L’addition, s’il vous plait !

Certes, le système monétaire cubain est un peu compliqué pour évaluer le budget du voyage. Les étrangers payent officiellement en CUC. Mais ils peuvent aussi posséder quelques pesos qui leur coûtent 25 fois moins cher… Cette curiosité devrait cesser d’ici peu. Tous comptes faits, les additions cubaines courantes sont nettement moins élevées que leur équivalent européen. A La Havane, on déjeune tranquillement pour 10 euros et une bouteille de Cristal (bière locale) comme le petit verre de rhum sont servis pour bien moins d’un euro. Pour ce qui est de l’hébergement, compter entre 50 euros la nuit et autour de 200 euros selon le standing retenu.

restaurant a la Havane

Emiliano Granado/REDUX-REA

Carthagène reste encore en deçà des standards américains et européens mais s’en approche doucement : compter une vingtaine d’euros par repas et entre 100 euros la nuit et le triple en fonction de l’hôtel.
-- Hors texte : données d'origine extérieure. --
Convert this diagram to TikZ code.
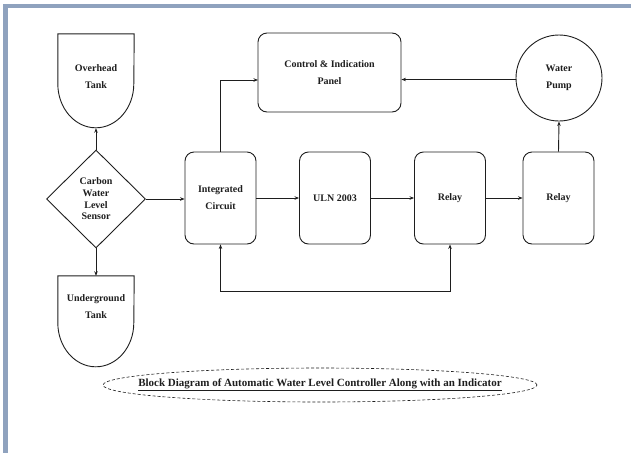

Verdict : avantage La Havane

10

Portes ouvertes sur…

Cuba est la plus grande île des Caraïbes : 110 860 km² et 1 250 km de longueur. La Havane ouvre ses portes sur les trésors du pays : Trinidad, l’autre merveille coloniale, Vinales dont les paysages sont classés par l’UNESCO, Pinard el Rio, la reine du tabac, les plages de l’île de la Jeunesse ou celles de Cayo Largo… On n’est pas obligé de céder à la facilité de Varadero, station balnéaire concentrationnaire. Tous ces sites sont faciles d’accès, par avion (réseau dense), en voiture de location (routes correctes et tarifs modérés) ou par autocar. Une semaine minimum, deux si possible, permettent d’apprécier le large éventail des trésors cubains et, plus encore, le charme absolu d’une population fière de sa culture, de son système (pratiquement 100% de scolarisation) et de sa résistance. Oui, Fidel y reste un héros, non la tentation américaine n’est toujours pas à l’ordre du jour.

Plage de Cuba

Valentina Gabusi/Getty Images/iStockphoto

En regard, Carthagène parait bien excentrée, plein nord, sur la carte de la Colombie (1 142 000 km² ). Quelque 663 kilomètres la séparent de sa capitale, Bogota qui mérite le détour au moins pour sa cathédrale, son exceptionnel musée de l’Or et ses soirées branchées. La coloniale Popayan se trouve à 900 kilomètres. Quant aux parcs naturels du nord du pays (Tayrona en particulier), ils sont à ses portes, offrant une belle évasion grand vert. Les randonneurs adorent. En revanche, le balnéaire fait défaut sur la carte des suggestions. Pour compléter le séjour avec une semaine pieds dans le sable, il faut viser à 700 kilomètres des côtes, en mer des Caraïbes, l’archipel de San Andres où se trouve la réjouissante petite île Providencia. Un autre voyage.